Stated goal:
Give only the number of lines that include the string "matplotlib".

Dataset content:
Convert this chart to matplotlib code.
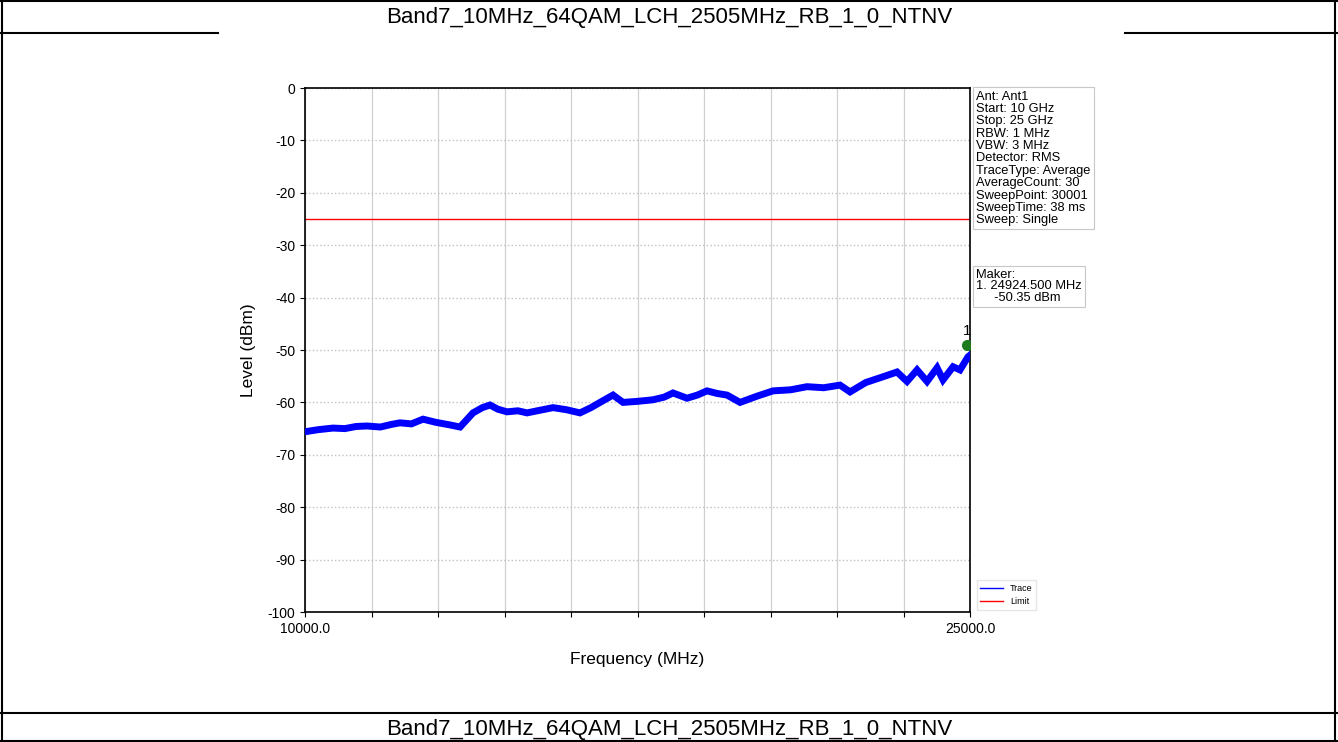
import numpy as np
import matplotlib
matplotlib.use("Agg")
import matplotlib.pyplot as plt
from matplotlib.lines import Line2D

plt.rcParams['font.family'] = ['Liberation Sans', 'DejaVu Sans']
plt.rcParams['axes.unicode_minus'] = False

title = "Band7_10MHz_64QAM_LCH_2505MHz_RB_1_0_NTNV"

# trace readings (MHz, dBm)
freq = [10000, 10300, 10632, 10900, 11150, 11399, 11700, 11950, 12143, 12400,
        12662, 12950, 13271, 13497, 13790, 14000, 14173, 14350, 14557, 14800,
        15008, 15300, 15594, 15900, 16203, 16450, 16655, 16948, 17174, 17500,
        17850, 18100, 18301, 18617, 18850, 19068, 19300, 19519, 19813, 20200,
        20557, 20950, 21324, 21700, 22068, 22294, 22650, 22971, 23354, 23580,
        23806, 24031, 24257, 24392, 24618, 24775, 24955, 25000]
level = [-65.6, -65.2, -64.9, -65.0, -64.6, -64.5, -64.7, -64.2, -63.9, -64.1,
         -63.2, -63.8, -64.3, -64.7, -62.0, -61.0, -60.5, -61.3, -61.8, -61.6,
         -62.0, -61.5, -61.0, -61.4, -62.0, -61.0, -60.0, -58.6, -60.0, -59.8,
         -59.5, -59.0, -58.2, -59.2, -58.6, -57.8, -58.3, -58.6, -60.0, -58.8,
         -57.8, -57.6, -57.0, -57.2, -56.7, -58.0, -56.2, -55.3, -54.2, -56.0,
         -53.8, -56.0, -53.4, -55.7, -53.2, -53.8, -51.3, -51.0]

limit_level = -25
marker_freq = 24924.5
marker_level = -50.35
marker_drawn = -49.0

x_ticks = np.arange(10000, 25001, 1500)
y_ticks = np.arange(-100, 1, 10)

info_text = ("Ant: Ant1\nStart: 10 GHz\nStop: 25 GHz\nRBW: 1 MHz\nVBW: 3 MHz\n"
             "Detector: RMS\nTraceType: Average\nAverageCount: 30\n"
             "SweepPoint: 30001\nSweepTime: 38 ms\nSweep: Single")
marker_text = "Maker:\n1. %.3f MHz\n     %.2f dBm" % (marker_freq, marker_level)

fig = plt.figure(figsize=(13.38, 7.42), dpi=100)

# table borders around the embedded chart
H = 742.0
W = 1338.0
def hline(y, x0=0, x1=W, lw=1.5):
    fig.add_artist(Line2D([x0 / W, x1 / W], [1 - y / H, 1 - y / H], color='black', lw=lw))
def vline(x, y0=0, y1=H, lw=1.5):
    fig.add_artist(Line2D([x / W, x / W], [1 - y0 / H, 1 - y1 / H], color='black', lw=lw))

hline(1)
hline(741)
vline(2)
vline(1335)
hline(33, 0, 218)
hline(33, 1125, W)
hline(713)
fig.text(0.5, 1 - 17 / H, title, ha='center', va='center', fontsize=16)
fig.text(0.5, 1 - 729 / H, title, ha='center', va='center', fontsize=16)

ax = fig.add_axes([305 / W, 1 - 612 / H, 665 / W, 524 / H])
ax.plot(freq, level, color='blue', lw=5, solid_joinstyle='miter', zorder=3)
ax.axhline(limit_level, color='red', lw=1, zorder=2)
ax.plot([marker_freq], [marker_drawn], 'o', color='#1e7a1e', ms=7, zorder=4)
ax.text(marker_freq, marker_drawn + 1.2, "1", ha='center', va='bottom', fontsize=11)

ax.set_xlim(10000, 25000)
ax.set_ylim(-100, 0)
ax.set_xticks(x_ticks)
ax.set_xticklabels(["10000.0"] + [""] * (len(x_ticks) - 2) + ["25000.0"], fontsize=10)
ax.set_yticks(y_ticks)
ax.tick_params(axis='y', labelsize=10)
ax.xaxis.grid(True, color='#d0d0d0', linestyle='-', lw=0.9)
ax.yaxis.grid(True, color='#c0c0c0', linestyle=':', lw=1.0)
ax.set_xlabel("Frequency (MHz)", fontsize=12.5, labelpad=12)
ax.set_ylabel("Level (dBm)", fontsize=12.5, labelpad=8)
for s in ax.spines.values():
    s.set_linewidth(1.2)

box = dict(boxstyle='square,pad=0.25', fc='white', ec='#c8c8c8', lw=0.8)
ax.text(1.009, 0.995, info_text, transform=ax.transAxes, va='top', ha='left',
        fontsize=9.3, linespacing=1.04, bbox=box)
ax.text(1.009, 0.655, marker_text, transform=ax.transAxes, va='top', ha='left',
        fontsize=9.3, linespacing=0.95, bbox=box)

handles = [Line2D([], [], color='blue', lw=1), Line2D([], [], color='red', lw=1)]
ax.legend(handles, ['Trace', 'Limit'], loc='lower left', bbox_to_anchor=(1.003, -0.005),
          fontsize=6.5, frameon=True, fancybox=False, edgecolor='#e0e0e0', handlelength=2.5)

fig.savefig("out.png", dpi=100)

Worked answer:
5